Insistindo na tese de que o filme não é uma declaração de amor ao cinema apesar de tantas referências embutidas na história relativas a filmes e atores europeus daquela época, Tarantino faz os fins justificarem os meios da pior forma: como meio de matar o maior número possível de nazistas a ‘mocinha’ do filme (se é que podemos chamá-la assim) aproveita uma sessão de um filme pró nazista em que temos a presença de Adolf Hitler como convidado de honra, pega todo o acervo de filmes do cinema, tranca as portas de saída e incendeia o cinema (desculpem pelo spoiler), matando todos que estão dentro. Ela também morre e o seu namorado afro negão cúmplice também. Todos morrem, quem não morre queimado ou pisoteado morre alvejado pela cortina de balas disparadas pelos Bastardos infiltrados no cinema que deliram de prazer enquanto metralham a multidão. Só não morre o alemão traíra que percebe a jogada toda mas prefere ficar calado e negociar asilo político nos EUA, não sem antes ganhar um ‘brinde’ dos Bastardos. E aí vem a pergunta: o cara é cinéfilo assumido e faz um filme onde a forma de se combater o mal é destruindo um precioso acervo de filmes raros, aproveitando que os rolos de filme são altamente inflamáveis, para destruir um cinema inteiro? Parece um recado de que os fins justificam os meios ou de que ‘tudo vale a pena se a alma não é pequena’, não entendi muito bem o que Tarantino quis dizer com isso, só sei que, segundo o filme, o churrasquinho de nazistas no filme resultou no fim da guerra. A cultura perdeu mas a guerra acabou. Valeu a pena? Certamente se essa situação tivesse acontecido na vida real teria valido muito a pena, assim como valeria a pena ver um nazista sofrer na própria pele o que milhares de vítimas deles sofriam todos os dias. Mas não se trata de mundo real, é um filme, um filme no qual Tarantino criou uma história de realismo fantástico permeado por valores do nosso cotidiano real. Ou pela falta deles.

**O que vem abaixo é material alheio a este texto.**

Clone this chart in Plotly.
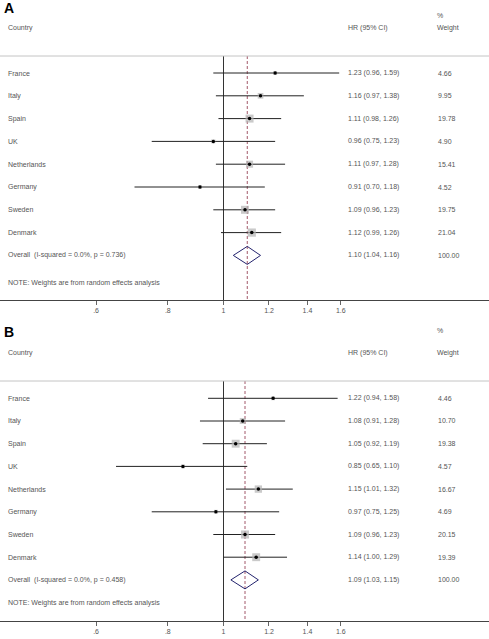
import math
import plotly.graph_objects as go

# ---------------- data ----------------
countries = ["France", "Italy", "Spain", "UK", "Netherlands", "Germany", "Sweden", "Denmark"]

a_hr = [1.23, 1.16, 1.11, 0.96, 1.11, 0.91, 1.09, 1.12]
a_lo = [0.96, 0.97, 0.98, 0.75, 0.97, 0.70, 0.96, 0.99]
a_hi = [1.59, 1.38, 1.26, 1.23, 1.28, 1.18, 1.23, 1.26]
a_w = [4.66, 9.95, 19.78, 4.90, 15.41, 4.52, 19.75, 21.04]
a_overall = [1.10, 1.04, 1.16]
a_het = "Overall  (I-squared = 0.0%, p = 0.736)"

b_hr = [1.22, 1.08, 1.05, 0.85, 1.15, 0.97, 1.09, 1.14]
b_lo = [0.94, 0.91, 0.92, 0.65, 1.01, 0.75, 0.96, 1.00]
b_hi = [1.58, 1.28, 1.19, 1.10, 1.32, 1.25, 1.23, 1.29]
b_w = [4.46, 10.70, 19.38, 4.57, 16.67, 4.69, 20.15, 19.39]
b_overall = [1.09, 1.03, 1.15]
b_het = "Overall  (I-squared = 0.0%, p = 0.458)"

tick_vals = [0.6, 0.8, 1, 1.2, 1.4, 1.6]
tick_text = [".6", ".8", "1", "1.2", "1.4", "1.6"]
note_text = "NOTE: Weights are from random effects analysis"

# ---------------- layout constants ----------------
W, H = 489, 639
FONT = "Liberation Sans, Arial, Helvetica, sans-serif"
TXT = "#555555"
X1_PX = 223.5          # pixel of HR = 1
PX_PER_LOG10 = 574.5
x_range = [-X1_PX / PX_PER_LOG10, (W - X1_PX) / PX_PER_LOG10]

panels = [
    dict(key="A", hr=a_hr, lo=a_lo, hi=a_hi, w=a_w, ov=a_overall, het=a_het,
         top=0, label_px=8, pct_px=15, head_px=28, line_px=56, first_px=73, step=22.8,
         note_px=283, axis_px=300, xa="x", ya="y"),
    dict(key="B", hr=b_hr, lo=b_lo, hi=b_hi, w=b_w, ov=b_overall, het=b_het,
         top=322, label_px=332, pct_px=331, head_px=353, line_px=381, first_px=398.3, step=22.7,
         note_px=603, axis_px=621, xa="x2", ya="y2"),
]

fig = go.Figure()
shapes = []
annotations = []

for p in panels:
    def row(px, p=p):
        return (px - p["first_px"]) / p["step"]

    n = len(countries)
    idx = list(range(n))
    ov_row = n
    line_row = row(p["line_px"])
    axis_row = row(p["axis_px"])
    top_row = row(p["top"])
    xa, ya = p["xa"], p["ya"]

    # reference line at 1
    fig.add_trace(go.Scatter(x=[1, 1], y=[line_row, axis_row], mode="lines",
                             line=dict(color="#333333", width=1), xaxis=xa, yaxis=ya,
                             hoverinfo="skip"))
    # overall dashed line
    fig.add_trace(go.Scatter(x=[p["ov"][0]] * 2, y=[line_row, axis_row], mode="lines",
                             line=dict(color="#8b2e44", width=0.8, dash="3px,2px"),
                             xaxis=xa, yaxis=ya, hoverinfo="skip"))
    # CI lines
    xs, ys = [], []
    for i in idx:
        xs += [p["lo"][i], p["hi"][i], None]
        ys += [i, i, None]
    fig.add_trace(go.Scatter(x=xs, y=ys, mode="lines", line=dict(color="#222222", width=1),
                             xaxis=xa, yaxis=ya, hoverinfo="skip"))
    # weight boxes
    fig.add_trace(go.Scatter(x=p["hr"], y=idx, mode="markers",
                             marker=dict(symbol="square", color="#b4b4b4",
                                         size=[1.8 * math.sqrt(v) for v in p["w"]],
                                         line=dict(width=0)),
                             xaxis=xa, yaxis=ya, hoverinfo="skip"))
    # point estimates
    fig.add_trace(go.Scatter(x=p["hr"], y=idx, mode="markers",
                             marker=dict(symbol="circle", color="#000000", size=3.5,
                                         line=dict(width=0)),
                             xaxis=xa, yaxis=ya, hoverinfo="skip"))
    # overall diamond
    est, lo, hi = p["ov"]
    hh = 9.0 / p["step"]
    fig.add_trace(go.Scatter(x=[lo, est, hi, est, lo],
                             y=[ov_row, ov_row - hh, ov_row, ov_row + hh, ov_row],
                             mode="lines", line=dict(color="#24246e", width=1),
                             xaxis=xa, yaxis=ya, hoverinfo="skip"))

    yref = ya
    # header separator
    shapes.append(dict(type="line", xref="paper", yref=yref, x0=0, x1=1,
                       y0=line_row, y1=line_row, line=dict(color="#c4c4c4", width=1)))

    def txt(x_px, y_px, s, size=7, color=TXT, bold=False):
        annotations.append(dict(xref="paper", yref=yref, x=x_px / W, y=row(y_px),
                                text=("<b>%s</b>" % s) if bold else s,
                                showarrow=False, xanchor="left", yanchor="middle",
                                font=dict(family=FONT, size=size, color=color)))

    def txt_row(x_px, r, s):
        annotations.append(dict(xref="paper", yref=yref, x=x_px / W, y=r, text=s,
                                showarrow=False, xanchor="left", yanchor="middle",
                                font=dict(family=FONT, size=7, color=TXT)))

    txt(2, p["label_px"], p["key"], size=14, color="#000000", bold=True)
    txt(435, p["pct_px"], "%")
    txt(6, p["head_px"], "Country")
    txt(346, p["head_px"], "HR (95% CI)")
    txt(435, p["head_px"], "Weight")
    for i in idx:
        txt_row(6, i, countries[i])
        txt_row(346, i, "%.2f (%.2f, %.2f)" % (p["hr"][i], p["lo"][i], p["hi"][i]))
        txt_row(436, i, "%.2f" % p["w"][i])
    txt_row(6, ov_row, p["het"])
    txt_row(346, ov_row, "%.2f (%.2f, %.2f)" % tuple(p["ov"]))
    txt_row(436, ov_row, "100.00")
    txt(6, p["note_px"], note_text)

    # axes
    dom = [1 - p["axis_px"] / H, 1 - p["top"] / H]
    xname = "xaxis" if xa == "x" else "xaxis2"
    yname = "yaxis" if ya == "y" else "yaxis2"
    fig.layout[xname] = dict(type="log", range=x_range, domain=[0, 1], anchor=ya,
                             tickvals=tick_vals, ticktext=tick_text, ticks="outside",
                             ticklen=4, tickcolor="#666666", tickwidth=1,
                             showline=True, linecolor="#444444", linewidth=1,
                             showgrid=False, zeroline=False,
                             tickfont=dict(family=FONT, size=7, color=TXT))
    fig.layout[yname] = dict(range=[axis_row, top_row], domain=dom, anchor=xa,
                             visible=False, showgrid=False, zeroline=False)

fig.update_layout(width=W, height=H, margin=dict(l=0, r=0, t=0, b=0),
                  paper_bgcolor="white", plot_bgcolor="white", showlegend=False,
                  shapes=shapes, annotations=annotations)

fig.write_html("out.html",
               config={"displayModeBar": False, "staticPlot": True},
               post_script="document.body.style.margin='0';document.body.style.padding='0';"
                           "document.body.style.overflow='hidden';")
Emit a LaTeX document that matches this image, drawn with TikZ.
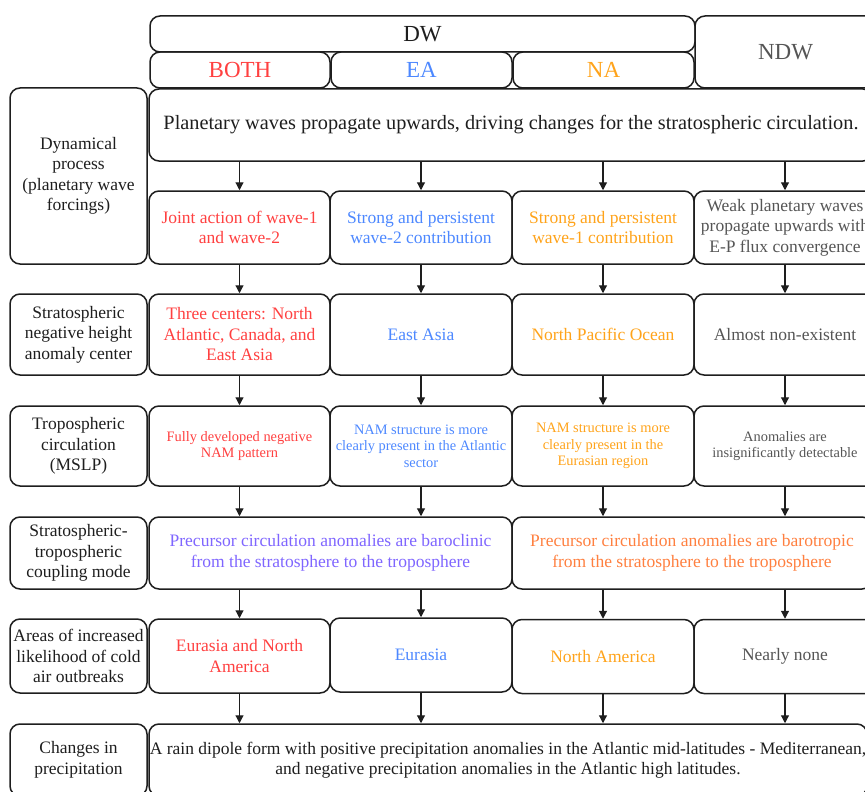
\documentclass[tikz,border=0pt]{standalone}
\usepackage{fontspec}
\setmainfont{Liberation Serif}
\usetikzlibrary{arrows.meta,calc}
\definecolor{cboth}{HTML}{FF4040}
\definecolor{cea}{HTML}{4D88FF}
\definecolor{cna}{HTML}{FFA31A}
\definecolor{cndw}{HTML}{555555}
\definecolor{cbcl}{HTML}{7F66FF}
\definecolor{cbtr}{HTML}{FF8040}
\definecolor{cline}{HTML}{1E1E1E}
\begin{document}
\begin{tikzpicture}[x=1pt,y=-1pt,
  bx/.style={draw=cline, line width=1.5pt, rounded corners=10pt, align=center, inner sep=0pt},
  hd/.style={font=\fontsize{23}{26}\selectfont},
  tx/.style={font=\fontsize{17.5}{20.5}\selectfont},
  sm/.style={font=\fontsize{14.4}{16.7}\selectfont},
  lab/.style={bx, tx, minimum width=137pt, text=cline},
  ca/.style={bx, minimum width=181pt},
  cb/.style={bx, minimum width=182pt},
  arr/.style={draw=cline, line width=1.2pt, -{Triangle[length=8pt,width=8pt]}},
]
\useasboundingbox (0,0) rectangle (865,792);
\clip (0,0) rectangle (865,792);

% header
\node[bx, hd, minimum width=545pt, minimum height=36pt, text=cline] (dw) at (422.5,34) {DW};
\node[bx, hd, minimum width=180pt, minimum height=36pt, text=cboth] (hboth) at (240,70) {BOTH};
\node[bx, hd, minimum width=181pt, minimum height=36pt, text=cea] (hea) at (421.5,70) {EA};
\node[bx, hd, minimum width=181pt, minimum height=36pt, text=cna] (hna) at (603.5,70) {NA};
\node[bx, hd, minimum width=181pt, minimum height=72pt, text=cndw] (hndw) at (785.5,52) {NDW};

% row 1
\node[lab, minimum height=176pt] (l1) at (78.5,176) {Dynamical\\process\\(planetary wave\\forcings)};
\node[bx, font=\fontsize{20.3}{23}\selectfont, minimum width=724pt, minimum height=72pt, text=cline] (pw) at (511,125)
  {Planetary waves propagate upwards, driving changes for the stratospheric circulation.};
\node[ca, tx, minimum height=73pt, text=cboth] (r1a) at (239.5,227.5) {Joint action of wave-1\\and wave-2};
\node[cb, tx, minimum height=73pt, text=cea] (r1b) at (421,227.5) {Strong and persistent\\wave-2 contribution};
\node[cb, tx, minimum height=73pt, text=cna] (r1c) at (603,227.5) {Strong and persistent\\wave-1 contribution};
\node[cb, tx, minimum height=73pt, text=cndw] (r1d) at (785,227.5) {Weak planetary waves\\propagate upwards with\\E-P flux convergence};

% row 2
\node[lab, minimum height=81pt] (l2) at (78.5,334.5) {Stratospheric\\negative height\\anomaly center};
\node[ca, tx, minimum height=81pt, text=cboth] (r2a) at (239.5,334.5) {Three centers: North\\Atlantic, Canada, and\\East Asia};
\node[cb, tx, minimum height=81pt, text=cea] (r2b) at (421,334.5) {East Asia};
\node[cb, tx, minimum height=81pt, text=cna] (r2c) at (603,334.5) {North Pacific Ocean};
\node[cb, tx, minimum height=81pt, text=cndw] (r2d) at (785,334.5) {Almost non-existent};

% row 3
\node[lab, minimum height=80pt] (l3) at (78.5,446) {Tropospheric\\circulation\\(MSLP)};
\node[ca, sm, minimum height=80pt, text=cboth] (r3a) at (239.5,446) {Fully developed negative\\NAM pattern};
\node[cb, sm, minimum height=80pt, text=cea] (r3b) at (421,446) {NAM structure is more\\clearly present in the Atlantic\\sector};
\node[cb, sm, minimum height=80pt, text=cna] (r3c) at (603,446) {NAM structure is more\\clearly present in the\\Eurasian region};
\node[cb, sm, minimum height=80pt, text=cndw] (r3d) at (785,446) {Anomalies are\\insignificantly detectable};

% row 4
\node[lab, minimum height=72pt] (l4) at (78.5,553) {Stratospheric-\\tropospheric\\coupling mode};
\node[bx, tx, minimum width=363pt, minimum height=72pt, text=cbcl] (bcl) at (330.5,553)
  {Precursor circulation anomalies are baroclinic\\from the stratosphere to the troposphere};
\node[bx, tx, minimum width=360pt, minimum height=72pt, text=cbtr] (btr) at (692,553)
  {Precursor circulation anomalies are barotropic\\from the stratosphere to the troposphere};

% row 5
\node[lab, minimum height=74pt] (l5) at (78.5,656) {Areas of increased\\likelihood of cold\\air outbreaks};
\node[ca, tx, minimum height=74pt, text=cboth] (r5a) at (239.5,656) {Eurasia and North\\America};
\node[cb, tx, minimum height=74pt, text=cea] (r5b) at (421,655) {Eurasia};
\node[cb, tx, minimum height=74pt, text=cna] (r5c) at (603,656.5) {North America};
\node[cb, tx, minimum height=74pt, text=cndw] (r5d) at (785,656.5) {Nearly none};

% row 6
\node[lab, minimum height=72pt] (l6) at (78.5,760) {Changes in\\precipitation};
\node[bx, tx, minimum width=718pt, minimum height=72pt, text=cline] (pr) at (508,760)
  {A rain dipole form with positive precipitation anomalies in the Atlantic mid-latitudes - Mediterranean,\\and negative precipitation anomalies in the Atlantic high latitudes.};

% arrows
\foreach \c in {r1a,r1b,r1c,r1d}{
  \draw[arr] (\c.north |- pw.south) -- (\c.north);
}
\draw[arr] (r1a) -- (r2a);
\draw[arr] (r1b) -- (r2b);
\draw[arr] (r1c) -- (r2c);
\draw[arr] (r1d) -- (r2d);
\draw[arr] (r2a) -- (r3a);
\draw[arr] (r2b) -- (r3b);
\draw[arr] (r2c) -- (r3c);
\draw[arr] (r2d) -- (r3d);
\draw[arr] (r3a.south) -- (r3a.south |- bcl.north);
\draw[arr] (r3b.south) -- (r3b.south |- bcl.north);
\draw[arr] (r3c.south) -- (r3c.south |- btr.north);
\draw[arr] (r3d.south) -- (r3d.south |- btr.north);
\draw[arr] (r5a.north |- bcl.south) -- (r5a.north);
\draw[arr] (r5b.north |- bcl.south) -- (r5b.north);
\draw[arr] (r5c.north |- btr.south) -- (r5c.north);
\draw[arr] (r5d.north |- btr.south) -- (r5d.north);
\foreach \c in {r5a,r5b,r5c,r5d}{
  \draw[arr] (\c.south) -- (\c.south |- pr.north);
}
\end{tikzpicture}
\end{document}
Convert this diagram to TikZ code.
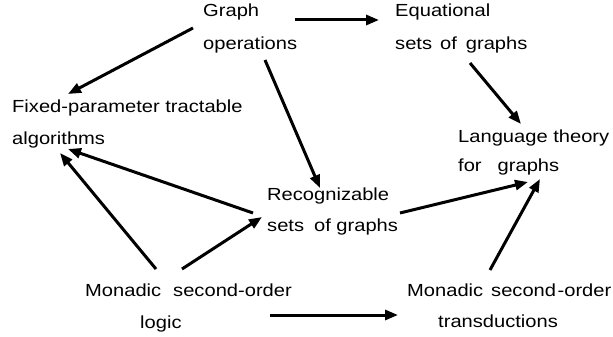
\documentclass[tikz,border=0pt]{standalone}
\usepackage{fontspec}
\setmainfont{Liberation Sans}[FakeStretch=1.15]
\usetikzlibrary{arrows.meta}
\begin{document}
\begin{tikzpicture}[x=1pt,y=-1pt,
  lbl/.style={anchor=base west,inner sep=0pt,font=\fontsize{17.5}{20}\selectfont},
  arr/.style={line width=3pt,-{Triangle[length=13pt,width=10pt]}}]
\useasboundingbox (0,0) rectangle (613,337);
% texts
\node[lbl] (go1) at (203,17) {Graph};
\node[lbl] (go2) at (203,50) {operations};
\node[lbl] (eq1) at (395,17) {Equational};
\node[lbl] (eq2) at (395,49) {sets\hspace{8pt}of\hspace{9pt}graphs};
\node[lbl] (fp1) at (12,112) {Fixed-parameter tractable};
\node[lbl] (fp2) at (12,144) {algorithms};
\node[lbl] (lt1) at (458,142) {Language theory};
\node[lbl] (lt2) at (458,171) {for\hspace{16pt}graphs};
\node[lbl] (rc1) at (267,200) {Recognizable};
\node[lbl] (rc2) at (267,231) {sets\hspace{10pt}of graphs};
\node[lbl] (ml1) at (85,296) {Monadic\hspace{12pt}second-order};
\node[lbl] (ml2) at (140,328) {logic};
\node[lbl] (mt1) at (407,296) {Monadic\hspace{8pt}second\hspace{1.5pt}-order};
\node[lbl] (mt2) at (438,327) {transductions};
% connector end points
\coordinate (a1s) at (295,20);  \coordinate (a1e) at (379,20);
\coordinate (a2s) at (193,28);  \coordinate (a2e) at (68,94);
\coordinate (a3s) at (265,60);  \coordinate (a3e) at (320,188);
\coordinate (a4s) at (470,63);  \coordinate (a4e) at (521,124);
\coordinate (a5s) at (253,213); \coordinate (a5e) at (68,149);
\coordinate (a6s) at (156,269); \coordinate (a6e) at (60,153);
\coordinate (a7s) at (182,269); \coordinate (a7e) at (262,217);
\coordinate (a8s) at (400,213); \coordinate (a8e) at (528,182);
\coordinate (a9s) at (490,270); \coordinate (a9e) at (540,179);
\coordinate (a10s) at (270,315); \coordinate (a10e) at (398,315);
\draw[arr] (a1s) -- (a1e);
\draw[arr] (a2s) -- (a2e);
\draw[arr] (a3s) -- (a3e);
\draw[arr] (a4s) -- (a4e);
\draw[arr] (a5s) -- (a5e);
\draw[arr] (a6s) -- (a6e);
\draw[arr] (a7s) -- (a7e);
\draw[arr] (a8s) -- (a8e);
\draw[arr] (a9s) -- (a9e);
\draw[arr] (a10s) -- (a10e);
\end{tikzpicture}
\end{document}
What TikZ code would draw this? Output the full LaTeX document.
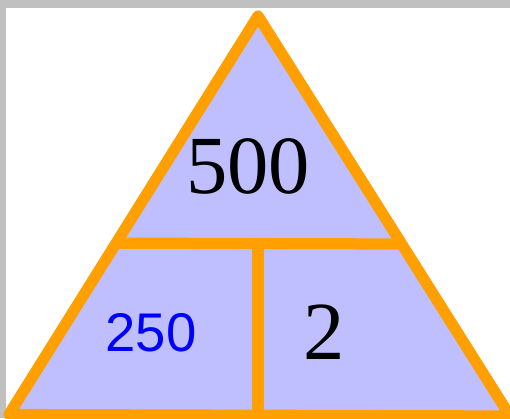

Como falhas posso apontar o mal elaborado gancho para incluir na trama o espião britânico, muito mal feito, onde aparece um Churchill sentado numa cadeira no canto da sala como um burocrata qualquer, logo ele que foi para a superfície das ruas de Londres bombardeada conclamar os ingleses à luta enquanto a família real se escondia como ratos no subsolo. Também há umas imprecisões históricas a respeito do cinema alemão na época da guerra, mas nada que seja percebido pela maioria.

Enfim, é um filme que faz pensar, que mostra uma crueldade e perversidade muito próximas do real, bem diferente do sadismo cinematográfico que se faz hoje em dia; não confundam com bobagens como Jogos Mortais, Albergue e afins, que mostram sangue e tripas a torto e a direito mas que não conseguem nem arranhar a casquinha do mundo real. Você assiste aquilo tendo plena consciência de que é tudo fake, tão verdadeiro quanto nota de 3 reais. Bastardos Inglórios não, você assiste cenas que poderiam sim ter feito parte da guerra e mudado a história da humanidade, além de cenas de sadismo puro que fazem parte do cotidiano do mundo real, a diferença é que no filme em vez de nos chocar esse sadismo nos satisfaz.
É um filme imperdível, estranho, mas imperdível.

Inferno em outra encarnação matou muitos nazistas. Por puro prazer.